If you are approaching a bank or a non-specialist broker directly, the answer to that question may unfortunately be, "with great difficulty". Contractors have asked many questions about mortgage funding over the years but it usually boils down to just one:
How can I get a mortgage as a contractor?
Ever since self-certified mortgages were disallowed at the start of the credit crunch, contractors have been trying to find a straightforward route to mortgage funding.
Most lenders fail to recognise that contractors can prove less of a risk than permanent workers. This is because many contractors have a higher income and possess a wider, more marketable skill set that can help them continually secure work enabling them to keep up their mortgage repayments without any problems when their current contract comes to an end.
When a borrower approaches a lender, they will ideally neatly fit into one of their standard categories - employed or self-employed. A limited company director is self-employed and the umbrella company would be employed. Anyone using one of many creative offshore mechanisms is at the mercy of the bank as to which category they would fall into. So, if you know this will be the approach that lenders will take, what’s the problem? Surely you can simply prepare pay-slips or trading accounts accordingly?
There are, however, sub-categories which entail a more detailed criteria and assumptions regarding taxable income and that will be just the tip of a complicated iceberg with any one lender. Different lenders take different views regarding risk. Unless you are a permanent employee, or self-employed under your own name with a long track record and history of paying tax, lenders can usually find a reason to say “No”. The “No” usually acts as a request for further information. Examples would be, “Please supply your last two P60s”, or “Please supply the latest 3 years’ SA302s”.
Those contractors who are lucky enough to successfully obtain a mortgage approval after approaching a lender directly will often find that they cannot borrow an amount based on their full contractor earnings, again due to the conventional income verification procedures being applied.

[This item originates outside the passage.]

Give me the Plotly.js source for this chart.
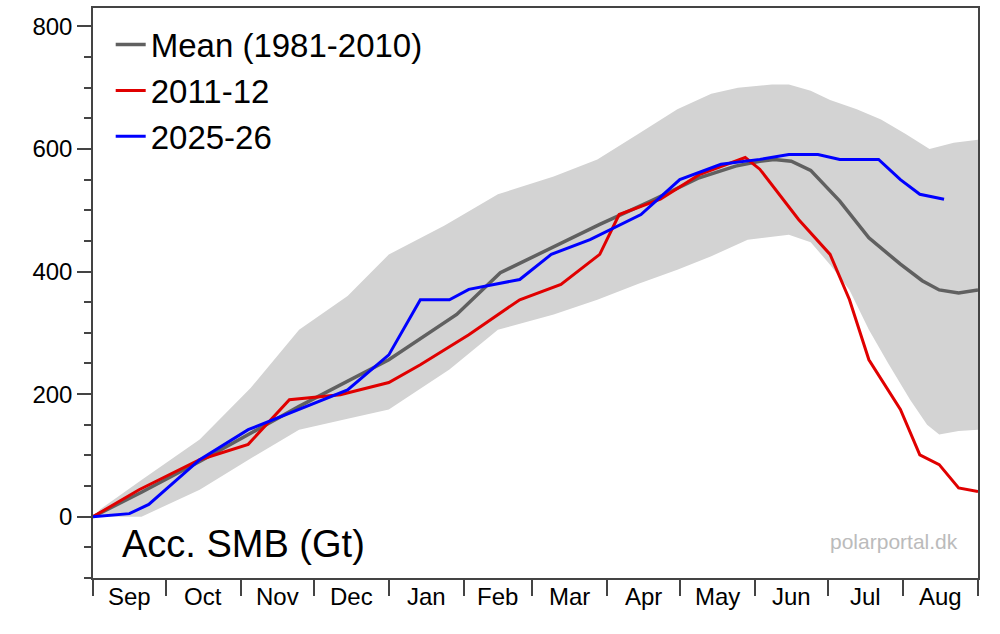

Worse still, those contractors who have been declined a mortgage having approached a lender directly may find it even more difficult to go on to secure mortgage borrowing elsewhere.
The Contractor Mortgage Company
A company that really knows the contractor mortgage landscape can help. The right firm will avoid the need for providing irrelevant HMRC documents by presenting the case in the correct manner – you, the applicant, are a professional contractor who is eligible for bespoke underwriting for a mortgage rather than being treated as a limited company director or employee.
Getting lenders to understand the risk profile of a contractor is not something you can insist or rely on. A heightened understanding of, and a more relevant risk assessment for contractors comes through ongoing negotiation and experience of dealing with large volumes of mortgage applications from contractors over a long period of time. Developments in tax legislation and the resulting complexity of certain umbrella mechanisms mean that the contractor mortgage landscape is continually changing. That’s where The Contractor Mortgage Company comes in.
When a mortgage application is presented by a specialist broker, lenders come to understand the typical contractor client scenario differently. They realise the niche skills of a potential borrower who is a contractor mean that there will be a steady flow of contract income, with minimal enforced periods out of work.
They understand the calibre of the end client who is using the services of the specialist broker. They also appreciate that, historically, lending arranged through a contractor mortgage broker has a very low default rate. They know verification of affordability has been carried out diligently. Because of these factors, lenders like working with this type of broker and it is the contractor who stands to benefit from this familiarity.
When looking at contractor mortgages it is also important to note that not all lenders offer specific contractor mortgages and many still take the conventional route in assessing your income.
So, coming back to that first question, “can contractors get mortgages?”, the answer is most definitely “yes” - with a little bit of help.